• **WHAT IS EXPECTED**
Pictures do not belong in the output. Reproduce exactly the lines from the start of the records through the line with "var line = d3.line();".

Lines of data
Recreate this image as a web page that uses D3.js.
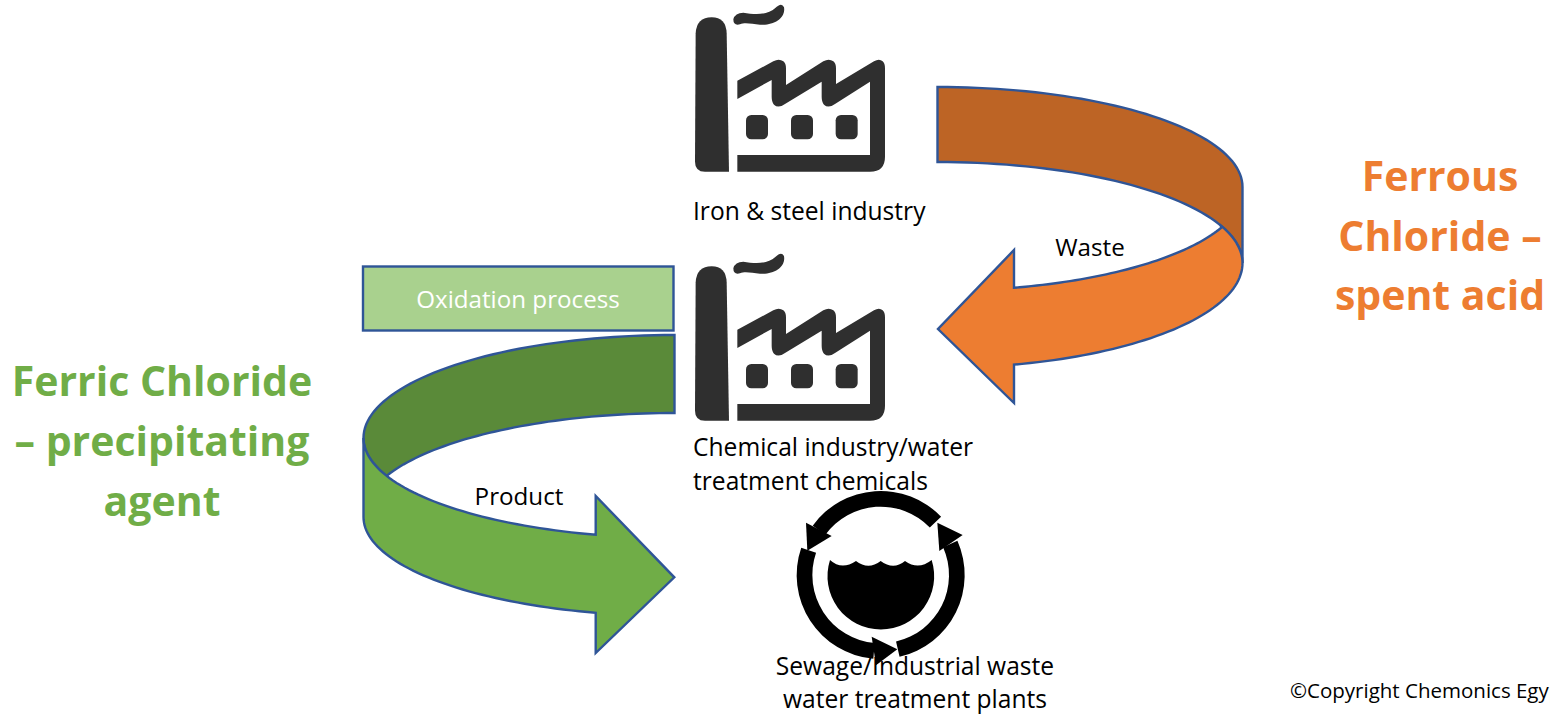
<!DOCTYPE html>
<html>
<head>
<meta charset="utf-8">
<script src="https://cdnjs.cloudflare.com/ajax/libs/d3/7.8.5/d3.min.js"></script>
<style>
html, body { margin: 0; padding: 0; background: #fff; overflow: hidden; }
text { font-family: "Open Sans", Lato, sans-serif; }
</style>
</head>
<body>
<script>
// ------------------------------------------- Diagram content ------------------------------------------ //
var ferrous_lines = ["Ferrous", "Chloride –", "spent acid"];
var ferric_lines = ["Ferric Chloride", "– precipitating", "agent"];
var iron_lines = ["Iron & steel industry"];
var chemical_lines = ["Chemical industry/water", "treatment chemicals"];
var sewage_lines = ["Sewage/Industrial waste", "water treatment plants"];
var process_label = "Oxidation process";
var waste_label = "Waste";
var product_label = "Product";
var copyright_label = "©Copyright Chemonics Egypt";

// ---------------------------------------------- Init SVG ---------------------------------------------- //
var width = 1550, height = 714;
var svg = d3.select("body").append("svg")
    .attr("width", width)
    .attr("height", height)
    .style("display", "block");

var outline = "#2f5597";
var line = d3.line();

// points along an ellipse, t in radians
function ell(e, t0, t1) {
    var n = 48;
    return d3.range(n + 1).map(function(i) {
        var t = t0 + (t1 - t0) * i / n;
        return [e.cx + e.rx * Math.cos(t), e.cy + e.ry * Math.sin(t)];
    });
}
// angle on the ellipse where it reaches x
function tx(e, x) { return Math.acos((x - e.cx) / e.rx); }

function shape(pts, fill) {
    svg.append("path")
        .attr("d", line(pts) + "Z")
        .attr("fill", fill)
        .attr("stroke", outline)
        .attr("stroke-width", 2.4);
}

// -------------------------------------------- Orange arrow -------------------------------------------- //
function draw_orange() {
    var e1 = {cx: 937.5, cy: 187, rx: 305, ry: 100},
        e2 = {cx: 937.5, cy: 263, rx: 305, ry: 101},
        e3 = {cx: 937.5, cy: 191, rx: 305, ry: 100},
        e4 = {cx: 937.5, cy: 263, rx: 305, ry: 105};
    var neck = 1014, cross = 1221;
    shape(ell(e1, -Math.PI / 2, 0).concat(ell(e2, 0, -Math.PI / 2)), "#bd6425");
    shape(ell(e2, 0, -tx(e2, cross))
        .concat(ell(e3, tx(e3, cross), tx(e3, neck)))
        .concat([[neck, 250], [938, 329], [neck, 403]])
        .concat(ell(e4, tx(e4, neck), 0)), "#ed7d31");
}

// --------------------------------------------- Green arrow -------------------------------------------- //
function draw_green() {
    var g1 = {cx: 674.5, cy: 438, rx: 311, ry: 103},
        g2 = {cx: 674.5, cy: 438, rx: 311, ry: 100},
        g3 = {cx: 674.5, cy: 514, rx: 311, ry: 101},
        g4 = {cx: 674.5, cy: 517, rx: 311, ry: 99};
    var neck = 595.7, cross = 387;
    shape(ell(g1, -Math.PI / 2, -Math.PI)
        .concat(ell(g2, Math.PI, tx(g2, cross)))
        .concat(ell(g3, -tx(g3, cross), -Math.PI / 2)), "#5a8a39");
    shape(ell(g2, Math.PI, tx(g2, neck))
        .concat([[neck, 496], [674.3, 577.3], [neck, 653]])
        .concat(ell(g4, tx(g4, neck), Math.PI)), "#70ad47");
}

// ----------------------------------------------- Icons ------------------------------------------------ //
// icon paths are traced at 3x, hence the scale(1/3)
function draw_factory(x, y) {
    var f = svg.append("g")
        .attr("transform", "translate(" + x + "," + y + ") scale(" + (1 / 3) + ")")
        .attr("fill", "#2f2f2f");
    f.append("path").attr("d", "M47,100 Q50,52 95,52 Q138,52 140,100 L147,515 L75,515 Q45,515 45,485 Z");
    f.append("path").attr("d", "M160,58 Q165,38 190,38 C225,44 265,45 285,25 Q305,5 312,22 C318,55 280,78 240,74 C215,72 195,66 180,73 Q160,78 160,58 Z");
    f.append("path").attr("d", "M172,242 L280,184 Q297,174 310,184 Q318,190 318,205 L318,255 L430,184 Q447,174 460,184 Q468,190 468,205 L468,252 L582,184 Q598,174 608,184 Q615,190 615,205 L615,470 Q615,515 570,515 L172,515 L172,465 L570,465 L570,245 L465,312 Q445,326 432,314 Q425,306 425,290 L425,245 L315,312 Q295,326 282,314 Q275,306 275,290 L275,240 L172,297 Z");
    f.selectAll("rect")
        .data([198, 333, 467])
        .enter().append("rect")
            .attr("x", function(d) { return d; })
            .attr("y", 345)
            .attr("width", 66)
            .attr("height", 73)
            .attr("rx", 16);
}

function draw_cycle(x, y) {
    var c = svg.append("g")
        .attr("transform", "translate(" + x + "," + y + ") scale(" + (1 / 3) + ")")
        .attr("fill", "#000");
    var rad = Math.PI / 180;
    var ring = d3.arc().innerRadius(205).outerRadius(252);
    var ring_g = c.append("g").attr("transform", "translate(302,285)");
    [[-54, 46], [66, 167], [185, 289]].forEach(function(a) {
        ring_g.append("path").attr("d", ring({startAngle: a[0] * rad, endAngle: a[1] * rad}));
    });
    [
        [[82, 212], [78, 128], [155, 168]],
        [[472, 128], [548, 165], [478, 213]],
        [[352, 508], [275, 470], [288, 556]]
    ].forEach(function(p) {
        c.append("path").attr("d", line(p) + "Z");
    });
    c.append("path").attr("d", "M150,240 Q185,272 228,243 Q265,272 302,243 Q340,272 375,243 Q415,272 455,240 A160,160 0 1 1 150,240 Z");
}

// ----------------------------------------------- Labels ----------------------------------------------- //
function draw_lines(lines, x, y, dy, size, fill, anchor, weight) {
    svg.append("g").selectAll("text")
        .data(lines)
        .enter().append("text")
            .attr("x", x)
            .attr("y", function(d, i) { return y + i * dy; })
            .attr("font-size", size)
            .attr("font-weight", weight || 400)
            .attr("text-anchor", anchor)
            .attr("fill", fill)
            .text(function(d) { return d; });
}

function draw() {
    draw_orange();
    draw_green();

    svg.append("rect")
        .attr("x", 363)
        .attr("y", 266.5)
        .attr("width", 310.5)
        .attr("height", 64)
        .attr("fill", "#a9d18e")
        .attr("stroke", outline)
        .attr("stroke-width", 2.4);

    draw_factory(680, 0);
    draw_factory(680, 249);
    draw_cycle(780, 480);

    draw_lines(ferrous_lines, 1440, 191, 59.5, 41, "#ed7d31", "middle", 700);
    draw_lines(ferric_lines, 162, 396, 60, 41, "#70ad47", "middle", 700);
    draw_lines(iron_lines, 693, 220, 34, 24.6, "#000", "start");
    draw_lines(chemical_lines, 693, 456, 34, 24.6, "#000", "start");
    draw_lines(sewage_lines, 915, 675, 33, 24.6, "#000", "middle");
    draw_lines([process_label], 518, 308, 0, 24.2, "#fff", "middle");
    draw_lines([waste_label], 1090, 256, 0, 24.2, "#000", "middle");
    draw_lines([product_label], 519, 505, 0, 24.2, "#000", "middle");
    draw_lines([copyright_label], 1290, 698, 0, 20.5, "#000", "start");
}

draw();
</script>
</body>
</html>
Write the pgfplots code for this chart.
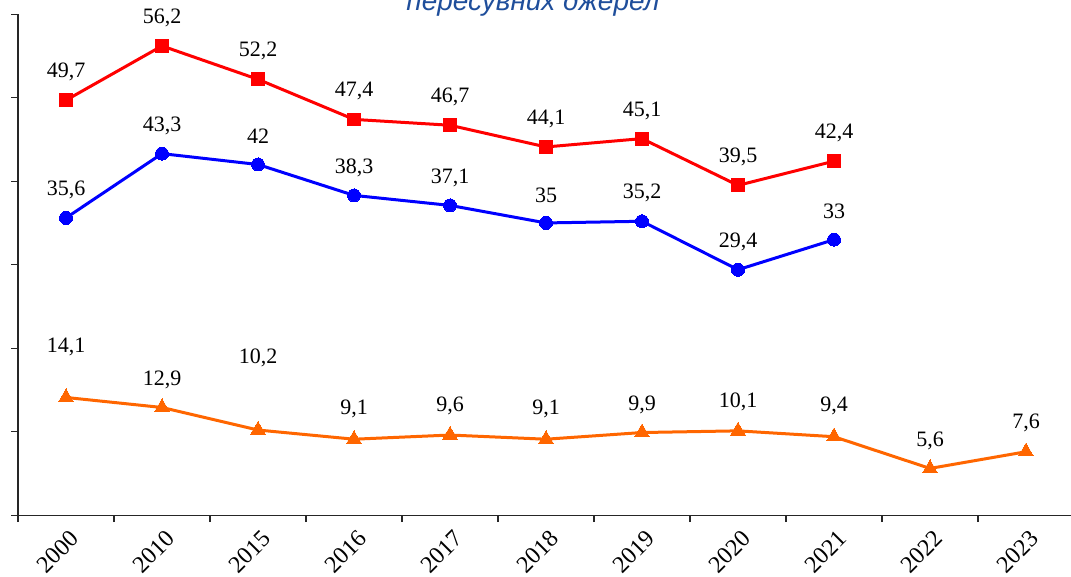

• **CORRECT RESULT**
Recreate this image as a web page that uses D3.js.
<!DOCTYPE html>
<html>
<head>
<meta charset="utf-8">
<script src="https://cdnjs.cloudflare.com/ajax/libs/d3/7.8.5/d3.min.js"></script>
<style>
html, body { margin: 0; padding: 0; background: #fff; overflow: hidden; }
text { font-family: "Open Sans", Lato, sans-serif; }
</style>
</head>
<body>
<script>
// ------------------------------------------- Diagram content ------------------------------------------ //
var ferrous_lines = ["Ferrous", "Chloride –", "spent acid"];
var ferric_lines = ["Ferric Chloride", "– precipitating", "agent"];
var iron_lines = ["Iron & steel industry"];
var chemical_lines = ["Chemical industry/water", "treatment chemicals"];
var sewage_lines = ["Sewage/Industrial waste", "water treatment plants"];
var process_label = "Oxidation process";
var waste_label = "Waste";
var product_label = "Product";
var copyright_label = "©Copyright Chemonics Egypt";

// ---------------------------------------------- Init SVG ---------------------------------------------- //
var width = 1550, height = 714;
var svg = d3.select("body").append("svg")
    .attr("width", width)
    .attr("height", height)
    .style("display", "block");

var outline = "#2f5597";
var line = d3.line();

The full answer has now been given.